Book Review

Moonflower Murders by Anthony Horowitz

Retired publisher Susan Ryeland is running a small hotel on a Greek island with her long-term boyfriend. But life isn’t as idyllic as it should be: exhausted by the responsibility of making everything work on an island where nothing ever does, Susan is beginning to miss her literary life in London – even though her publishing career once entangled her in a lethal literary murder plot.

So when an English couple come to visit with tales of a murder that took place in a hotel the same day their daughter Cecily was married there, Susan can’t help but find herself fascinated.

And when they tell her that Cecily has gone missing a few short hours after reading Atticus Pünd Takes the Case, a crime novel Susan edited some years previously, Susan knows she must return to London to find out what has happened.

The clues to the murder and to Cecily’s disappearance must lie within the pages of this novel.

But to save Cecily, Susan must place her own life in mortal danger…


I’m a big fan of Anthony Horowitz’s work and was thrilled when Moonflower Murders was published in 2020.  I think that, if I’m honest, I prefer the Daniel Hawthorne series, but I enjoyed this wonderfully complex mystery which follows on from 2016’s Magpie Murders

While part of a series,  I wouldn’t say that it’s absolutely essential for you to read Magpie Murders first – the mystery in Moonflower Murders is unconnected to that of the previous novel and so it works as a standalone in that respect.  That said, you would be missing out on the backstory of some of the characters – Susan Ryeland appears in both, and there are references to her past and the events of the first novel throughout Moonflower Murders, and so I would personally recommend reading Magpie Murders before delving into this one. 
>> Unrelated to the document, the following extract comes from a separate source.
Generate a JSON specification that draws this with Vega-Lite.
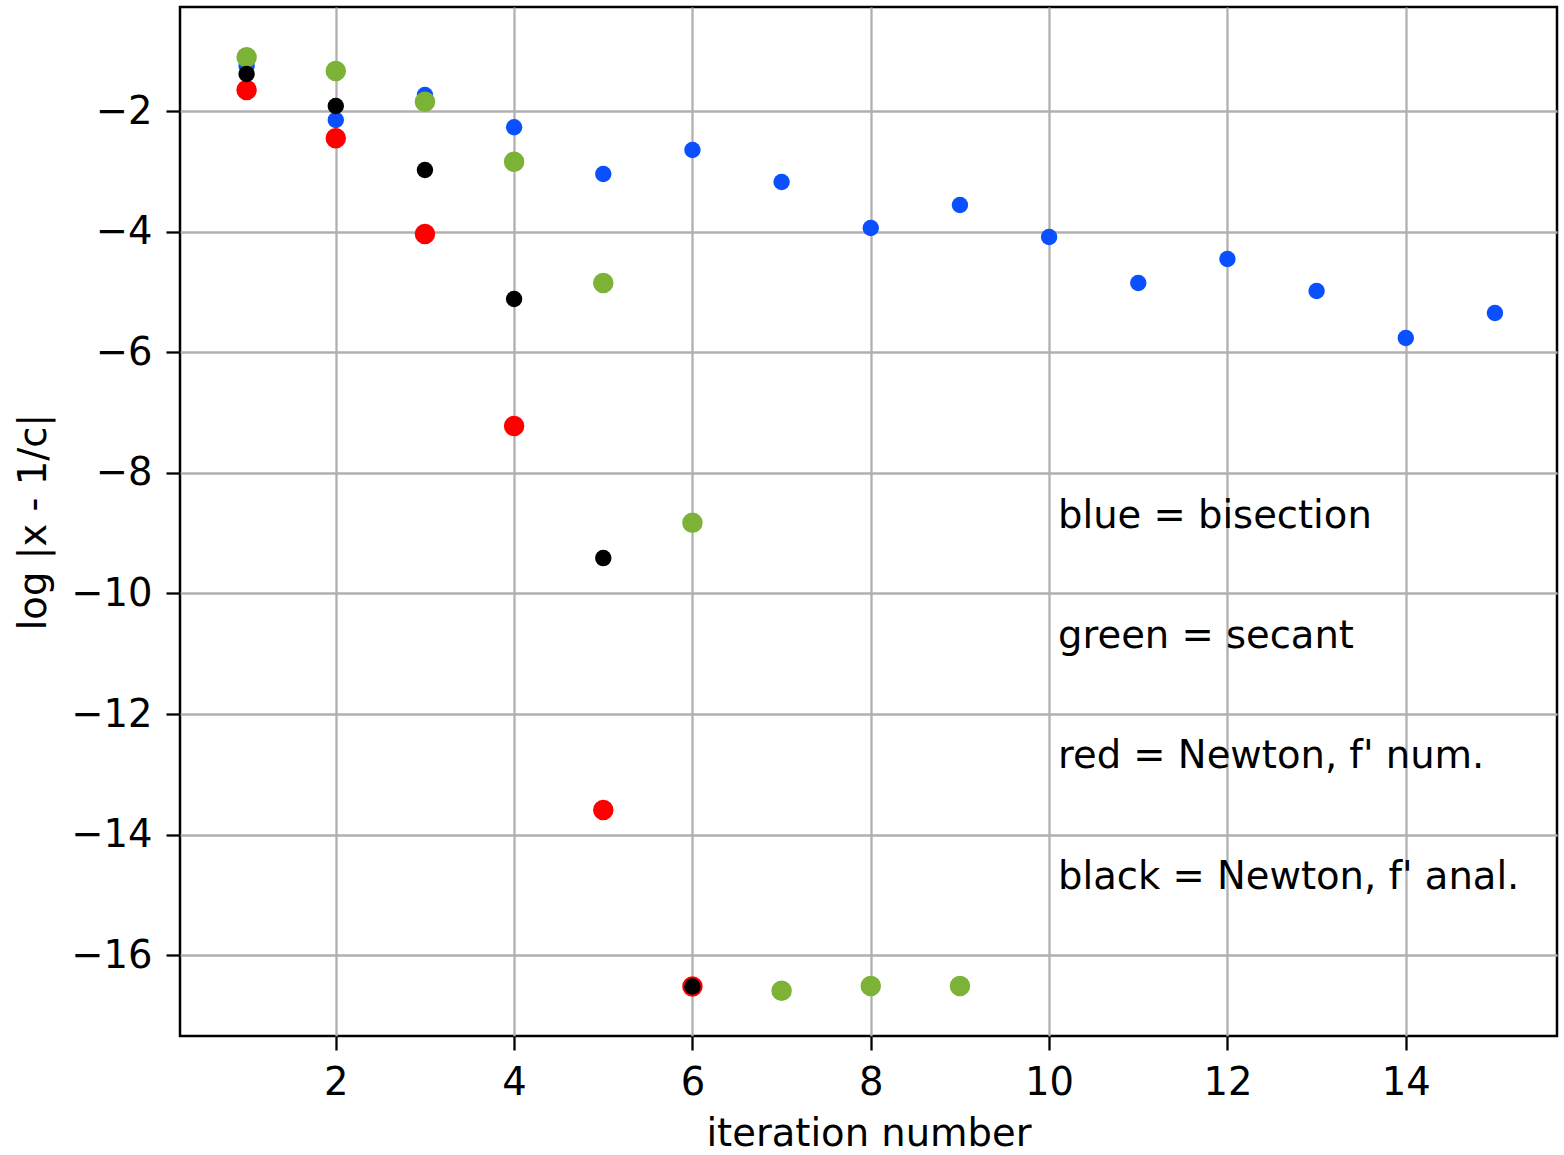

Moonflower Murders has something of an unusual premise as publisher turned hotelier Susan Ryeland is approached by Lawrence and Pauline Trehearne when their daughter, Cecily, goes missing.  Prior to her disappearance, Cecily believed that she had discovered the clue to an eight-year-old crime in a novel by Alan Conway – a novel that Susan edited in her previous life in publishing.  Susan heads to Suffolk to investigate, and becomes caught up in an increasingly complex case, uncovering a few clues, but not what happened to Cecily.  Both Susan and the reader then get the opportunity to read the book in which Cecily found the all-important clue and that lies at the heart of the mystery – Atticus Pünd Takes the Case

I love a novel within a novel, and Horowitz uses it to brilliant effect in Moonflower Murders.  It gives the reader the opportunity to see what Susan and the other characters have missed by sharing the novel in its entirety.  I think that anyone who reads this kind of novel likes the opportunity to play detective and this is a golden opportunity to do so.  It also shows Horowitz to be an extremely clever writer as Atticus Pünd Takes the Case has quite a different tone to it than the “main” novel, and it shows Horowitz’s ability to turn his pen to different styles of writing.  The Atticus Pünd novels are set in the 1950s, and successfully evoke the best golden age mysteries, with Pünd himself reminding me a little of a certain famous – if not infamous – Belgian detective in the way that he goes about solving a crime and deducing who is responsible.

Through Susan’s character, Horowitz is able to give something of a critique of the crime fiction genre.  This comes across really well, not mocking it exactly – it is a genre Horowitz himself writes in, after all – but perhaps having a little fun with the ideas and principles associated with crime fiction, particularly in the way that Susan reveals all at the end of the novel to a small gathering of potential suspects in a way that is reminiscent of both Atticus Pünd and others.  I think that Horowitz is an author who doesn’t take himself too seriously and having fun with the genre in this way adds a little playfulness to the narrative that I really enjoy.  This is also apparent in his Daniel Hawthorne series, and it’s a part of what makes his novels so fun to read. 

There’s something very satisfying about a complicated whodunnit that actually makes sense

If there’s one thing I’ve found throughout all of Horowitz’s novels, it’s that they are all incredibly complex – he writes absolutely brilliant mysteries that I’ve never managed to solve, despite my best efforts.  And yet, like the best whodunnits, all of the clues are there for the reader to pick up on.  Sifting them out from the red herrings has proved impossible for me, but each novel of his that I’ve read has been brilliantly clever as well as thoroughly entertaining.  Recommended if you like a very modern whodunnit from an author who really knows how to create a complex and intriguing puzzle for his readers.

Moonflower Murders is available in hardback, digital, and audio formats, with the paperback currently scheduled for release in April 2021.